Page 1 of 1

"Meta strings" in Abstract Table TLS203

Posted: Tue Jul 14, 2015 8:27 pm
by Jos.Winnink
Dear all,

After loading the latest version of PATSTAT (2015a), and inspecting the results of the loading process I found dat in the Abstract Table (TLS203...) a typical form of "meta bracket stringss" #CMT# ... #/CMT# occurs frequently within the text of the abstracts. I seems to me that during production meta strings were altered to prevent 'problems', but the altered strings seem to have survived the production process, and have made it into the final data. Correction of this issue by remove these strings from the information in TLS203 is given the number of occurrences of these strings, and the size of the table a quite tedious task.

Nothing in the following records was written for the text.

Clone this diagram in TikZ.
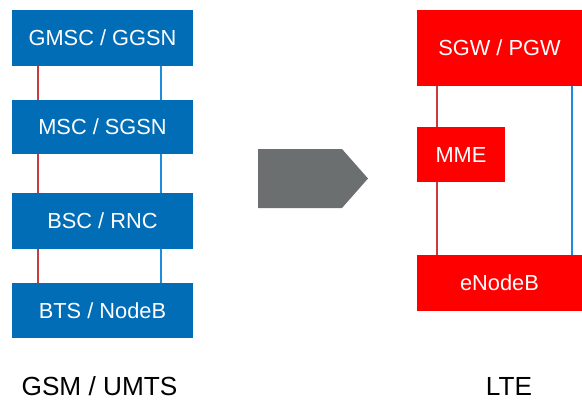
\documentclass[tikz,border=0pt]{standalone}
\usepackage{fontspec}
\setmainfont{Liberation Sans}
\usetikzlibrary{calc}
\definecolor{boxblue}{RGB}{0,109,182}
\definecolor{boxred}{RGB}{255,0,0}
\definecolor{linered}{RGB}{200,60,60}
\definecolor{lineblue}{RGB}{30,140,220}
\definecolor{arrowgray}{RGB}{108,111,112}
\tikzset{
  bluebox/.style={fill=boxblue, text=white, inner sep=0pt, minimum width=181pt, font=\fontsize{21.8}{24}\selectfont},
  redbox/.style={fill=boxred, text=white, inner sep=0pt, font=\fontsize{21.8}{24}\selectfont},
  redline/.style={draw=linered, line width=1.6pt},
  blueline/.style={draw=lineblue, line width=1.8pt},
  caption/.style={font=\fontsize{26.2}{28}\selectfont, text=black}
}
\begin{document}
\begin{tikzpicture}[x=1pt,y=-1pt]
\useasboundingbox (0,0) rectangle (582,400);
\fill[white] (0,0) rectangle (582,400);
% left column
\node[bluebox, minimum height=56pt] (gmsc) at (102.5,38) {GMSC / GGSN};
\node[bluebox, minimum height=54pt] (msc) at (102.5,127) {MSC / SGSN};
\node[bluebox, minimum height=56pt] (bsc) at (102.5,221) {BSC / RNC};
\node[bluebox, minimum height=55pt] (bts) at (102.5,310.5) {BTS / NodeB};
\foreach \a/\b in {gmsc/msc, msc/bsc, bsc/bts}{
  \draw[redline] ($(\a.south west)+(26,0)$) -- ($(\b.north west)+(26,0)$);
  \draw[blueline] ($(\a.south west)+(149,0)$) -- ($(\b.north west)+(149,0)$);
}
\node[caption] (gsm) at (99.5,386) {GSM / UMTS};
% arrow
\fill[arrowgray] (258,149) -- (342,149) -- (368,178.5) -- (342,208) -- (258,208) -- cycle;
% right column
\node[redbox, minimum width=165pt, minimum height=76pt] (sgw) at (499.5,48) {SGW / PGW};
\node[redbox, minimum width=88pt, minimum height=55pt] (mme) at (461,154.5) {MME};
\node[redbox, minimum width=165pt, minimum height=56pt] (enb) at (499.5,283) {eNodeB};
\draw[redline] ($(sgw.south west)+(20,0)$) -- ($(mme.north west)+(20,0)$);
\draw[redline] ($(mme.south west)+(20,0)$) -- ($(enb.north west)+(20,0)$);
\draw[blueline] ($(sgw.south west)+(155,0)$) -- ($(enb.north west)+(155,0)$);
\node[caption] (lte) at (509,386) {LTE};
\end{tikzpicture}
\end{document}
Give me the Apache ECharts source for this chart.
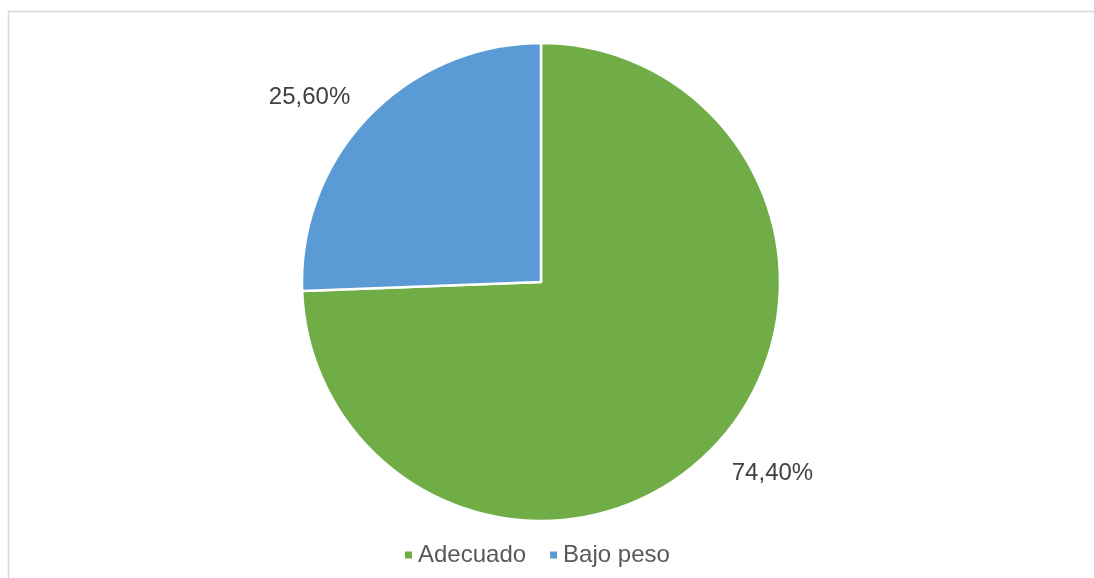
<!DOCTYPE html>
<html>
<head>
<meta charset="utf-8">
<script src="https://cdn.jsdelivr.net/npm/echarts@6/dist/echarts.min.js"></script>
<style>
  html, body { margin: 0; padding: 0; background: #ffffff; }
  #chart { width: 1094px; height: 578px; }
</style>
</head>
<body>
<div id="chart"></div>
<script>
// Categories, values (percent) and colours of the pie
const categories = ['Adecuado', 'Bajo peso'];
const values = [74.4, 25.6];
const colors = ['#70AD47', '#5B9BD5'];

const fontFamily = '"Liberation Sans", Arial, Helvetica, sans-serif';
const centerX = 541;

const chart = echarts.init(document.getElementById('chart'), null, { renderer: 'canvas' });

chart.setOption({
  backgroundColor: '#ffffff',
  animation: false,
  color: colors,
  graphic: [{
    type: 'rect',
    shape: { x: 8.5, y: 11.5, width: 1200, height: 700 },
    style: { fill: 'none', stroke: '#d9d9d9', lineWidth: 1.5 },
    silent: true
  }],
  legend: {
    data: categories,
    left: 398,
    top: 538,
    icon: 'rect',
    itemWidth: 9,
    itemHeight: 9,
    itemGap: 22,
    textStyle: { fontSize: 24, color: '#595959', fontFamily: fontFamily }
  },
  series: [{
    type: 'pie',
    center: [centerX, 282],
    radius: [0, 239],
    startAngle: 90,
    clockwise: true,
    data: categories.map((name, i) => ({ name: name, value: values[i] })),
    itemStyle: { borderColor: '#ffffff', borderWidth: 2.5 },
    label: {
      show: true,
      position: 'outside',
      formatter: p => p.value.toFixed(2).replace('.', ',') + '%',
      fontSize: 24,
      color: '#404040',
      fontFamily: fontFamily
    },
    labelLine: { show: false, length: 30, length2: 0 },
    // pull the outside labels slightly in toward the pie
    labelLayout: p => (p.labelRect.x < centerX ? { dx: 8, dy: 2 } : { dx: -8, dy: 5 }),
    emphasis: { disabled: true }
  }]
});
</script>
</body>
</html>
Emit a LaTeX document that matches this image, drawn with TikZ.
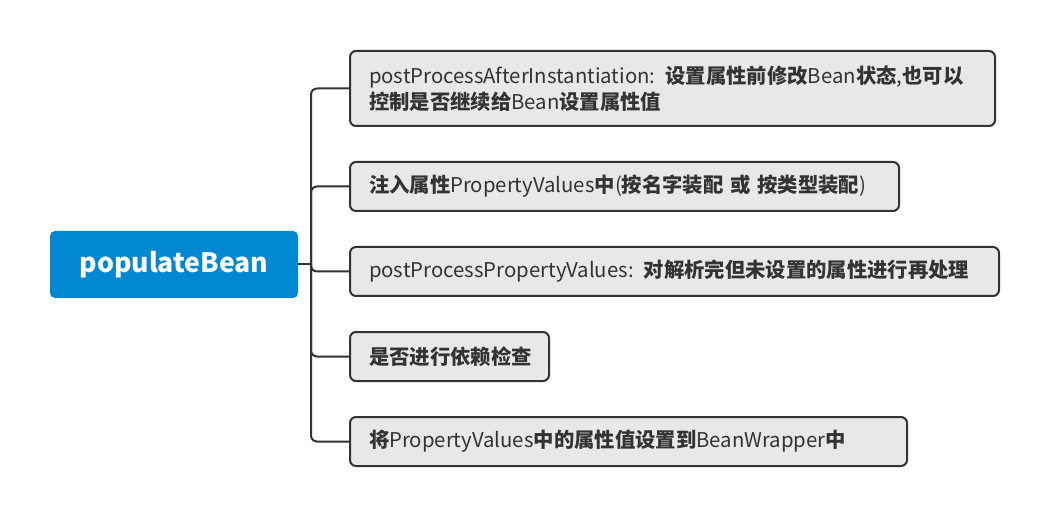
\documentclass[tikz,border=0pt]{standalone}
\usepackage{fontspec}
\setmainfont{Noto Sans CJK SC}
\definecolor{rootblue}{RGB}{2,136,209}
\definecolor{leaffill}{RGB}{232,232,232}
\definecolor{linec}{RGB}{51,51,51}
\newcommand{\zh}[1]{{\bfseries #1}}
\tikzset{
  rootbox/.style={fill=rootblue, rounded corners=3.75pt, minimum width=186pt, minimum height=50.25pt,
    text=white, font=\fontsize{20}{24}\selectfont\bfseries, inner sep=0pt},
  leafbox/.style={draw=linec, line width=1.5pt, fill=leaffill, rounded corners=4.5pt, anchor=west,
    align=left, inner xsep=14.25pt, inner ysep=0pt, minimum height=36.75pt, text=linec,
    font=\fontsize{15.25}{19.5}\selectfont},
  conn/.style={draw=linec, line width=1.5pt},
}
\begin{document}
\begin{tikzpicture}[x=0.75pt,y=-0.75pt]
\useasboundingbox (0,0) rectangle (1048,516);
\node[rootbox] (root) at (174,264.5) {populateBean};
\node[leafbox, minimum height=56.25pt, text width=455.25pt] (b1) at (349,88.5)
  {postProcessAfterInstantiation: \zh{设置属性前修改}Bean\zh{状态},\zh{也可以}\\\zh{控制是否继续给}Bean\zh{设置属性值}};
\node[leafbox, text width=383.25pt] (b2) at (349,186.5)
  {\mbox{\zh{注入属性}PropertyValues\zh{中}(\zh{按名字装配} \zh{或} \zh{按类型装配})}};
\node[leafbox, text width=458.25pt] (b3) at (349,271.5)
  {\mbox{postProcessPropertyValues: \zh{对解析完但未设置的属性进行再处理}}};
\node[leafbox, text width=120.75pt] (b4) at (349,356.5)
  {\mbox{\zh{是否进行依赖检查}}};
\node[leafbox, text width=389.25pt] (b5) at (349,441.5)
  {\mbox{\zh{将}PropertyValues\zh{中的属性值设置到}BeanWrapper\zh{中}}};
\coordinate (j) at (311,264.5);
\draw[conn] (root.east) -- (j);
\foreach \b in {b1,b2,b3,b4,b5}
  \draw[conn, rounded corners=4.5pt] (j) |- (\b.west);
\end{tikzpicture}
\end{document}
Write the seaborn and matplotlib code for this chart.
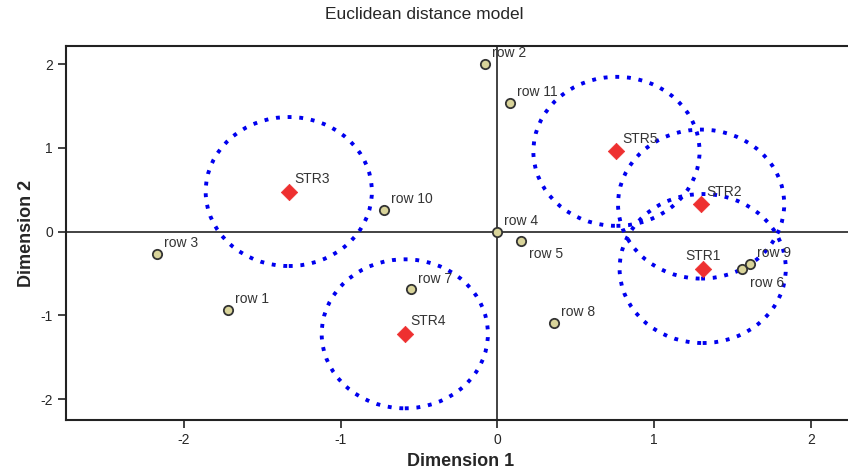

Is it possible to clarify the meaning of this string pair? And of course I would appreciate it if in the next version of PATSTAT this issue could be solved.

Best regards,

Jos Winnink

Re: "Meta strings" in Abstract Table TLS203

Posted: Wed Jul 15, 2015 4:37 pm
by mkracker
Dear Jos,

Due to a flaw in our source data files (DOCDB backfile of Jan 2015) the abstract text may contain one or more of these strange strings "#CMT#". They do not have any business relevance. I would simply ignore them or - if your research requires it - delete them in your database, e.g. with
REPLACE(appln_abstract, '#CMT#', ''). [Please test before applying this instruction].

I was told that this flaw has already been fixed, so the next 2015 Autumn version will be clean again.